Reid broached the change of priorities during a meeting this week with House Speaker Nancy Pelosi, according to two Democratic officials familiar with the developments.
Pelosi has long said the Senate must vote before the House on an immigration bill.
"When you're ready with one, we will take it up," Pelosi says she told Reid.
The slow-moving Senate is far from being ready for debate on either issue. And it's not clear Democrats could muster the 60 votes this year or next to block Republican filibusters of either bill. The president's party traditionally loses seats in midterm elections.
Reid's seat in particular is in peril. The four-term senator, 70, is well-financed and faces only token opposition in the June primary. But independent surveys indicate he is running behind lesser-known Republicans and is battered by the state's double-digit unemployment and record bankruptcies.
In Nevada, 26 percent of the population is Hispanic, according to the census.
Reid's decision to undertake immigration legislation first came as something of a surprise to the sponsors of the energy and climate change bill, the Democratic officials said, speaking on condition of anonymity because they were not authorized to talk openly about the developments.
Sens. John Kerry, D-Mass., Lindsey Graham, R-S.C. and Joe Lieberman, I-Conn., are planning to unveil their environmental legislation on Monday. In a private meeting Thursday with fellow Democrats, Reid reaffirmed his commitment to considering the climate bill this year, the officials said.
Pushing the immigration bill ahead of climate legislation would anger many liberals and environmentalists, who see this as their best chance in more than a decade to pass a bill addressing global warming. The Senate bill aims to cut emissions of pollution-causing greenhouse gases 17 percent below 2005 levels by 2020. It also likely will expand domestic production of oil, natural gas and nuclear power.
Hispanics are a key Democratic constituency alienated to some degree by President Barack Obama's failure to follow through on a campaign pledge to tackle immigration reform during his first year in office. Obama instead focused on the economy and health care reform.

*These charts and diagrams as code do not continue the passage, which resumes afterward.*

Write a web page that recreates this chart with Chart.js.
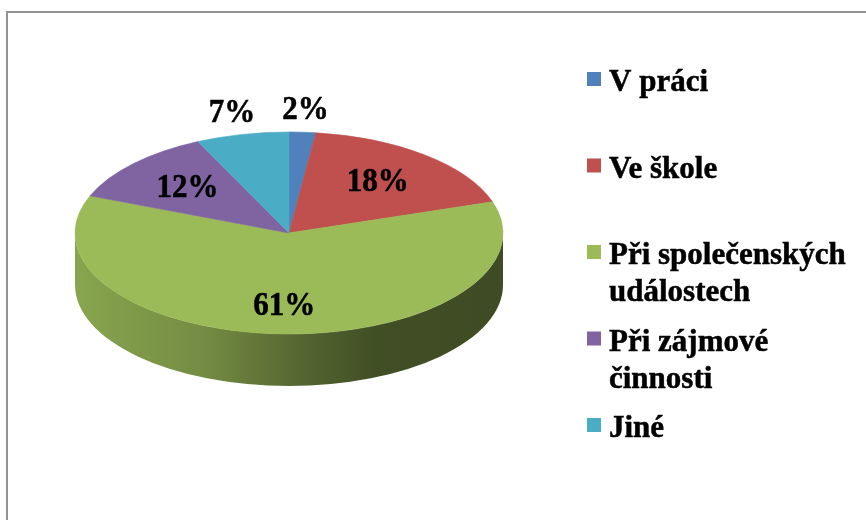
<!DOCTYPE html>
<html lang="cs">
<head>
<meta charset="utf-8">
<script src="https://cdn.jsdelivr.net/npm/chart.js@4"></script>
<style>
  html, body { margin: 0; padding: 0; background: #fff; overflow: hidden; }
  #frame {
    position: absolute; left: 6px; top: 11px; width: 900px; height: 560px;
    border-top: 2px solid #939393; border-left: 2px solid #939393;
  }
  #chart { position: absolute; left: 0; top: 0; }
</style>
</head>
<body>
<div id="frame"></div>
<canvas id="chart" width="866" height="520"></canvas>
<script>
// Données du graphique
const categories = ['V práci', 'Ve škole', ['Při společenských', 'událostech'], ['Při zájmové', 'činnosti'], 'Jiné'];
const values = [2, 18, 61, 12, 7];
const colors = ['#4F81BD', '#C0504D', '#9BBB59', '#8064A2', '#4BACC6'];

// Géométrie de la vue 3D (ellipse du dessus + épaisseur)
const pie3d = { cx: 289, cy: 233, rx: 214, ry: 101, depth: 52 };
const fontFamily = "'Liberation Serif', 'Times New Roman', serif";

// Assombrit une couleur hex
function shade(hex, t) {
  const n = parseInt(hex.slice(1), 16);
  const r = Math.round(((n >> 16) & 255) * (1 - t));
  const g = Math.round(((n >> 8) & 255) * (1 - t));
  const b = Math.round((n & 255) * (1 - t));
  return `rgb(${r},${g},${b})`;
}

// Texte gras légèrement étiré en hauteur
function boldText(ctx, text, x, y, stretch) {
  ctx.save();
  ctx.translate(x, y);
  ctx.scale(1, stretch);
  ctx.lineWidth = 0.5;
  ctx.strokeStyle = ctx.fillStyle;
  ctx.fillText(text, 0, 0);
  ctx.strokeText(text, 0, 0);
  ctx.restore();
}

// Dessine la tranche latérale visible (moitié avant)
function drawSide(chart) {
  const ctx = chart.ctx;
  const meta = chart.getDatasetMeta(0);
  const { cx, cy, rx, ry, depth } = pie3d;

  meta.data.forEach((arc, i) => {
    const a1 = Math.max(arc.startAngle, 0);
    const a2 = Math.min(arc.endAngle, Math.PI);
    if (a1 >= a2) return;

    const color = chart.data.datasets[0].backgroundColor[i];
    const grad = ctx.createLinearGradient(cx - rx, 0, cx + rx, 0);
    grad.addColorStop(0, shade(color, 0.12));
    grad.addColorStop(0.3, shade(color, 0.25));
    grad.addColorStop(0.55, shade(color, 0.47));
    grad.addColorStop(0.7, shade(color, 0.58));
    grad.addColorStop(1, shade(color, 0.6));

    ctx.save();
    ctx.beginPath();
    ctx.ellipse(cx, cy, rx, ry, 0, a1, a2, false);
    ctx.ellipse(cx, cy + depth, rx, ry, 0, a2, a1, true);
    ctx.closePath();
    ctx.fillStyle = grad;
    ctx.fill();
    ctx.restore();
  });
}

// Étiquettes de pourcentage
function drawLabels(chart) {
  const ctx = chart.ctx;
  const meta = chart.getDatasetMeta(0);
  const data = chart.data.datasets[0].data;
  const total = data.reduce((s, v) => s + v, 0);
  const { cx, cy, rx, ry } = pie3d;

  ctx.save();
  ctx.font = `bold 31px ${fontFamily}`;
  ctx.fillStyle = '#000';
  ctx.textAlign = 'center';
  ctx.textBaseline = 'middle';
  meta.data.forEach((arc, i) => {
    const pct = data[i] / total * 100;
    const mid = (arc.startAngle + arc.endAngle) / 2;
    const f = pct < 10 ? 1.22 : (pct > 50 ? 0.72 : 0.65);
    const x = cx + f * rx * Math.cos(mid);
    const y = cy + f * ry * Math.sin(mid);
    boldText(ctx, Math.round(pct) + '%', x, y, 1.1);
  });
  ctx.restore();
}

// Légende à droite
function drawLegend(chart) {
  const ctx = chart.ctx;
  const labels = chart.data.labels;
  const bg = chart.data.datasets[0].backgroundColor;
  const left = 587, top = 79, step = 86.5, box = 14, lineHeight = 37;

  ctx.save();
  ctx.font = `bold 31px ${fontFamily}`;
  ctx.textAlign = 'left';
  ctx.textBaseline = 'alphabetic';
  labels.forEach((label, i) => {
    const yc = top + i * step;
    ctx.fillStyle = bg[i];
    ctx.fillRect(left, yc - box / 2, box, box);
    ctx.fillStyle = '#000';
    const lines = Array.isArray(label) ? label : [label];
    lines.forEach((line, j) => {
      boldText(ctx, line, left + 22, yc + 12 + j * lineHeight, 1.04);
    });
  });
  ctx.restore();
}

// Plugin : vue en perspective du camembert
const pie3dPlugin = {
  id: 'pie3d',
  beforeDatasetsDraw(chart) {
    drawSide(chart);
    const arc = chart.getDatasetMeta(0).data[0];
    const ctx = chart.ctx;
    ctx.save();
    ctx.translate(pie3d.cx, pie3d.cy);
    ctx.scale(pie3d.rx / arc.outerRadius, pie3d.ry / arc.outerRadius);
    ctx.translate(-arc.x, -arc.y);
  },
  afterDatasetsDraw(chart) {
    chart.ctx.restore();
    drawLabels(chart);
  },
  afterDraw(chart) {
    drawLegend(chart);
  }
};

new Chart(document.getElementById('chart'), {
  type: 'pie',
  data: {
    labels: categories,
    datasets: [{
      data: values,
      backgroundColor: colors,
      borderColor: colors,
      borderWidth: 1
    }]
  },
  options: {
    responsive: false,
    animation: false,
    events: [],
    plugins: {
      legend: { display: false },
      tooltip: { enabled: false }
    }
  },
  plugins: [pie3dPlugin]
});
</script>
</body>
</html>
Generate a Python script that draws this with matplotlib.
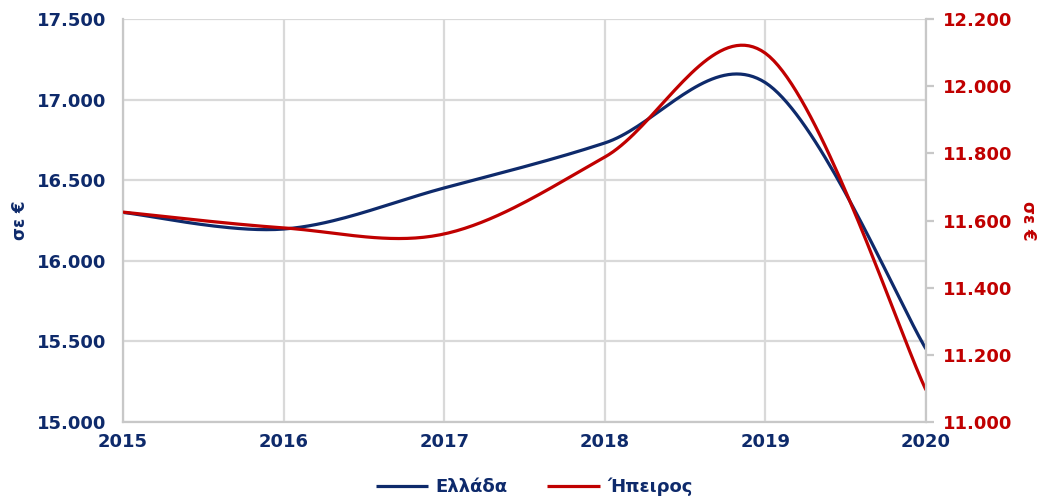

Last month, Obama secured some of the votes his health care overhaul needed to pass by agreeing to do everything in his power to make sure that immigration reform is addressed this year. He made the announcement a few days before tens of thousands of people marched in the nation's capital to press Congress and the administration for immigration reform.
Obama has said the climate bill is one of his top priorities, and he urged business leaders last week to push Congress to pass the long-stalled legislation.
Graham and Sen. Chuck Schumer, D-N.Y., have drafted the outline of an immigration bill that calls for illegal immigrants to admit they broke the law, pay a fine and back taxes and perform community service if they want to progress toward legal status.